§ To do
Skipping all pictures, set down the lines of the listing from the first through the one with "prices = [60, 65, 70, 80, 90, 100]".

───

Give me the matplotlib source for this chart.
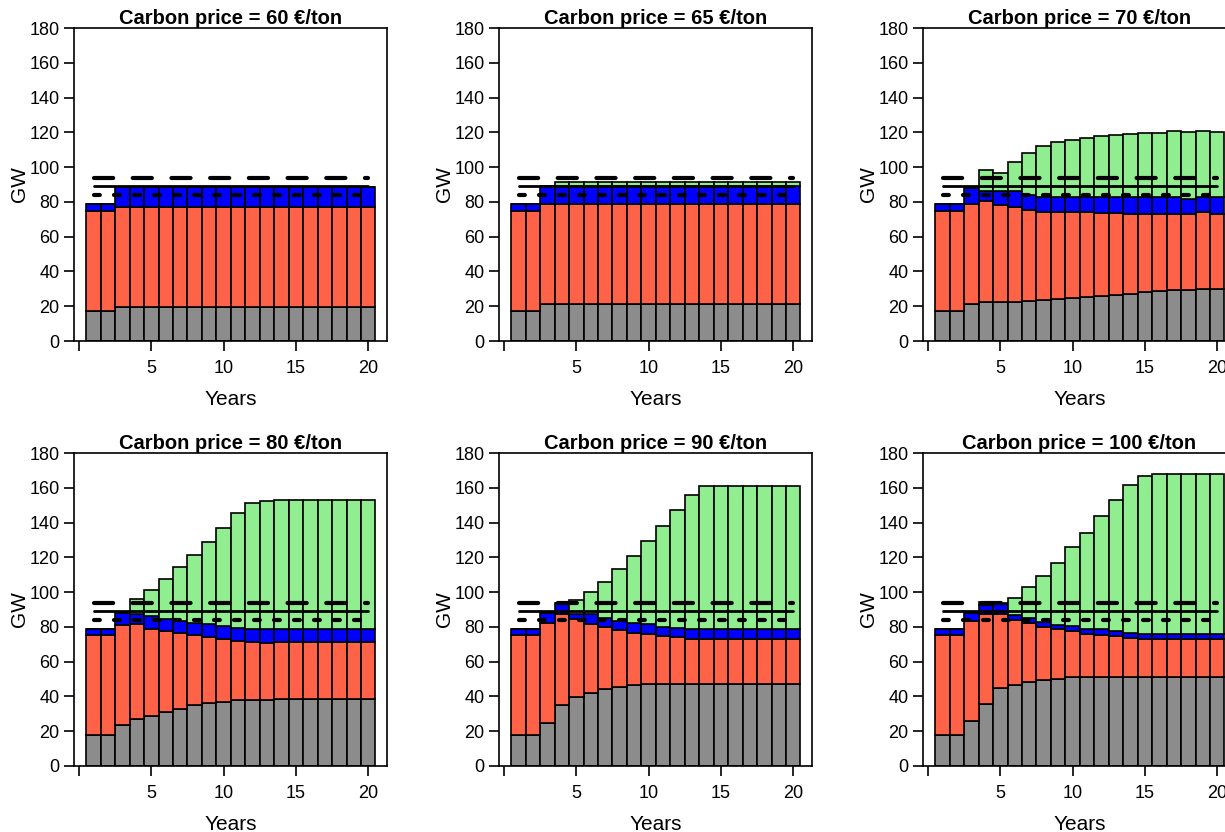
import matplotlib
matplotlib.use("Agg")
import matplotlib.pyplot as plt
import numpy as np

plt.rcParams['font.family'] = ['Liberation Sans', 'DejaVu Sans']

years = np.arange(1, 21)
prices = [60, 65, 70, 80, 90, 100]

# capacity per layer (GW), stacked bottom to top
gray_gw = {
    60: [17.5] * 2 + [19.5] * 18,
    65: [17.5] * 2 + [21] * 18,
    70: [17.5, 17.5, 21.5, 22.5, 22.5, 22.7, 23, 23.8, 24.4, 25,
         25.4, 26, 26.7, 27.3, 28, 28.8, 29.2, 29.2, 30, 30],
    80: [17.7, 17.7, 23.5, 27, 29, 31, 33, 35, 36, 37,
         38, 38, 38, 38.3, 38.3, 38.3, 38.3, 38.3, 38.3, 38.3],
    90: [17.7, 17.7, 25, 35, 39.5, 42, 44, 45.5, 46.3, 47,
         47, 47, 47, 47, 47, 47, 47, 47, 47, 47],
    100: [17.7, 17.7, 26, 35.5, 45, 46.5, 48.5, 49.5, 50.2, 51,
          51, 51, 51, 51, 51, 51, 51, 51, 51, 51],
}
red_gw = {
    60: [57.5] * 20,
    65: [57.5] * 20,
    70: [57.5, 57.5, 57.5, 57.9, 55.8, 54.4, 52.6, 50.6, 50, 49.2,
         48.8, 47.8, 46.8, 46, 45.3, 44.3, 44.1, 43.7, 44, 43.3],
    80: [57.8, 57.8, 57.5, 54.5, 50, 46.5, 43.5, 40.2, 38, 35.8,
         34, 33.5, 32.5, 32.9, 32.9, 32.9, 32.9, 32.9, 32.9, 32.9],
    90: [57.8, 57.8, 57, 52.5, 44.8, 39.4, 35.9, 32.7, 30.3, 29,
         27.7, 27, 25.8, 25.8, 25.8, 25.8, 25.8, 25.8, 25.8, 25.8],
    100: [57.8, 57.8, 57.5, 52, 42.5, 37.5, 33.5, 30.3, 28.5, 26.5,
          25, 24.5, 23.5, 22.5, 22, 22, 22, 22, 22, 22],
}
blue_gw = {
    60: [4] * 2 + [11.5] * 18,
    65: [4] * 2 + [10.5] * 18,
    70: [4, 4, 9, 5.8, 7.7, 8.9, 8.4, 8.6, 8.6, 8.8,
         8.8, 8.9, 9.2, 9.4, 9.4, 9.6, 9.4, 8.9, 8.7, 9.4],
    80: [3.5, 3.5, 7, 6, 7.5, 7, 7, 7.3, 7.5, 7.7,
         7.5, 7.5, 8, 7.6, 7.6, 7.6, 7.6, 7.6, 7.6, 7.6],
    90: [3.5, 3.5, 6, 6.5, 3.1, 5.8, 5, 5.3, 5.4, 5.4,
         5.3, 5.5, 5.7, 5.7, 5.7, 5.7, 5.7, 5.7, 5.7, 5.7],
    100: [3.5, 3.5, 4.5, 5.2, 5.5, 3, 3, 3.2, 2.6, 3,
          3, 3, 3, 3, 3, 3, 3, 3, 3, 3],
}
green_gw = {
    60: [0] * 20,
    65: [0] * 3 + [2.7] * 17,
    70: [0, 0, 0, 12.1, 10.4, 17, 24, 29.3, 31.6, 32.8,
         34, 35, 36, 36.5, 36.9, 36.9, 37.9, 38.2, 38.3, 37.5],
    80: [0, 0, 0, 8.5, 14.5, 23, 31, 39, 47.5, 56.5,
         66, 72.5, 74, 74.2, 74.2, 74.2, 74.2, 74.2, 74.2, 74.2],
    90: [0, 0, 0, 0, 7.8, 12.8, 21.1, 29.7, 38.9, 47.9,
         58, 67.8, 77.2, 82.4, 82.4, 82.4, 82.4, 82.4, 82.4, 82.4],
    100: [0, 0, 0, 1.9, 1, 9.5, 17.7, 26.4, 35.7, 45.5,
          55, 65.1, 75.2, 85.2, 90.7, 91.7, 91.7, 91.7, 91.7, 91.7],
}

# reference levels (GW)
level_high = 94
level_mid = 89
level_low = 84

layer_colors = ['#8c8c8c', '#ff6347', '#0000ff', '#90ee90']

W, H = 1225, 832
fig = plt.figure(figsize=(W / 100, H / 100), dpi=100)
lefts = [74, 499, 923]
bottoms = [491, 66]
size = 313

for i, p in enumerate(prices):
    r, c = divmod(i, 3)
    ax = fig.add_axes([lefts[c] / W, bottoms[r] / H, size / W, size / H])

    base = np.zeros(len(years))
    for layer, col in zip([gray_gw, red_gw, blue_gw, green_gw], layer_colors):
        vals = np.array(layer[p], dtype=float)
        ax.bar(years, vals, width=1, bottom=base, color=col,
               edgecolor='black', linewidth=1.2)
        base += vals

    ax.plot([1, 20], [level_high] * 2, color='black', lw=3.0,
            linestyle=(0, (4.6, 4.69)), dash_capstyle='round', zorder=4)
    ax.plot([1, 20], [level_mid] * 2, color='black', lw=2.0,
            solid_capstyle='round', zorder=4)
    ax.plot([1, 20], [level_low] * 2, color='black', lw=3.0,
            linestyle=(0, (1.4, 3.4)), dash_capstyle='round', zorder=4)

    ax.set_xlim(-0.35, 21.3)
    ax.set_ylim(0, 180)
    ax.set_yticks(np.arange(0, 181, 20))
    ax.set_xticks([0, 5, 10, 15, 20])
    ax.set_xticklabels(['', '5', '10', '15', '20'])
    ax.tick_params(axis='both', direction='out', length=7.5, width=1.2,
                   labelsize=13, color='black')
    ax.tick_params(axis='x', pad=6)
    ax.tick_params(axis='y', pad=3)
    for s in ax.spines.values():
        s.set_linewidth(1.2)

    ax.set_title(f'Carbon price = {p} €/ton', fontsize=14.5,
                 fontweight='bold', pad=3)
    ax.set_xlabel('Years', fontsize=15)
    ax.set_ylabel('GW', fontsize=15)
    ax.xaxis.set_label_coords(0.5, -0.155)
    ax.yaxis.set_label_coords(-0.145, 0.5)

fig.savefig('out.png', dpi=100)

───

§ Complete output
Give me the matplotlib source for this chart.
import matplotlib
matplotlib.use("Agg")
import matplotlib.pyplot as plt
import numpy as np

plt.rcParams['font.family'] = ['Liberation Sans', 'DejaVu Sans']

years = np.arange(1, 21)
prices = [60, 65, 70, 80, 90, 100]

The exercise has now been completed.